June 27, 2010 / 12:05 AM / 8 years ago

Stevie Wonder dedicates Glastonbury set to Jackson

PILTON, England (Reuters) - Motown legend Stevie Wonder closed the Glastonbury music festival on Sunday with a set that spanned his long and successful career, delighting a huge crowd of some 100,000 cheering revelers.

U.S. singer Stevie Wonder performs at the Glastonbury Festival 2010 in southwest England June 27, 2010. Glastonbury, one of the largest open-air music festivals, celebrates its 40th anniversary this year. REUTERS/Luke MacGregor

The 60-year-old dedicated his performance to Michael Jackson, who died almost exactly a year ago, and Wonder performed a moving harmonica version of the late King of Pop’s “Human Nature.”

He also performed hits including “Superstition” and his own take on Beatles classic “We Can Work it Out.”

The artist invited Glastonbury founder Michael Eavis up on to the stage and sang his famous track “Happy Birthday” to celebrate the festival’s 40th year.

It was a high point on which to close an event which this year basked in glorious sunshine for four days, and Wonder’s musical prowess and interaction with the fans helped ease the pain of England’s loss to Germany at the soccer World Cup.

Earlier in the day tens of thousands of people crowded around giant screens erected for the big match, only to see their team crash out 4-1.

Summing up the ebullient spirit among Glastonbury-goers, John Hutcheon refused to allow the loss to mar the music.

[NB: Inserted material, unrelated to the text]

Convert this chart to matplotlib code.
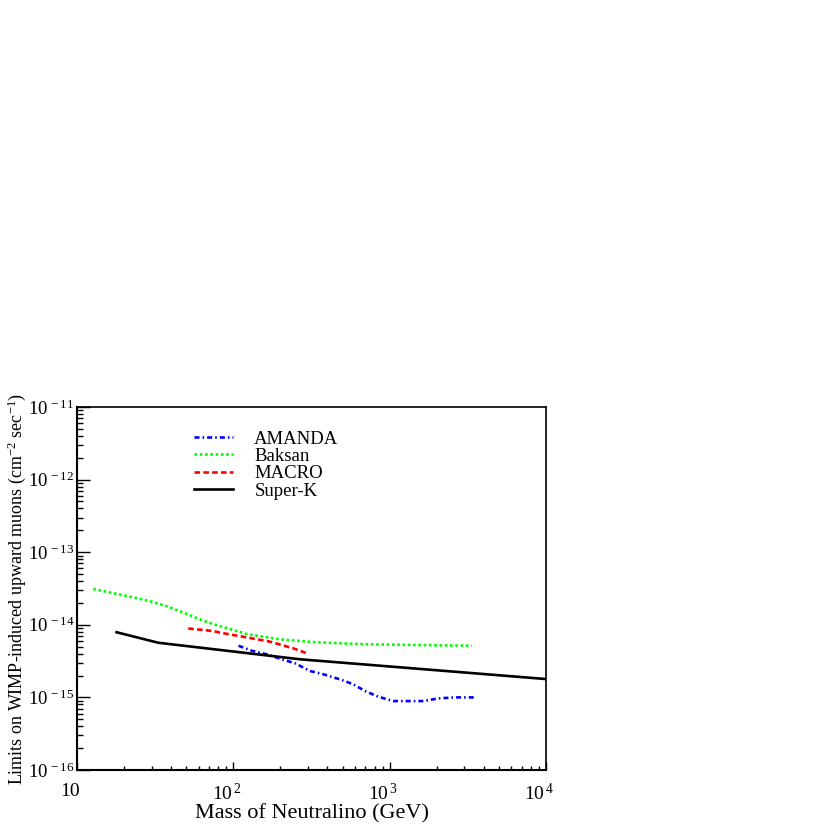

“There is definitely more to life than football,” said the 24-year-old from Hull.


This year raincoats and rubber boots were replaced by bare chests and bikinis as temperatures soared.

Around 150,000 people danced to acts including Gorillaz, Muse, Radiohead, Scissor Sisters, Shakira and Snoop Dogg, as well as hundreds of less famous names playing across a bewildering array of stages and venues.

Eavis, who founded the event in 1970 when 1,500 punters paid a pound each to attend what was then known as the Pilton Pop Festival, said he had had the best birthday ever.

“I’ve never enjoyed myself so much,” said the softly-spoken 74-year-old, describing his Saturday night when English rockers Muse were joined on stage by U2 guitarist The Edge for one of this year’s highlights.

“I didn’t feel tired, I had such a buzz off it, and I was very proud of what I’d created. For four or five hours it was total magic.”

He added he had already identified three headline acts for the next festival, but declined to name them.

Glastonbury is one of the music world’s most coveted slots for performers because of the size of the crowds and reputation it has built over the years.

The 2010 edition has not all been easy, however.

Gorillaz were brought in at the last moment to replace U2 as the opening act, and, despite performing with the likes of Lou Reed and Bobby Womack during their Friday slot, they failed to win the crowd over.

But rappers Dizzee Rascal and Snoop Dogg, a surprise set by Radiohead, Kylie Minogue’s brief guest appearance with Scissor Sisters and Colombian singer Shakira’s sizzling set helped lift the mood through Saturday.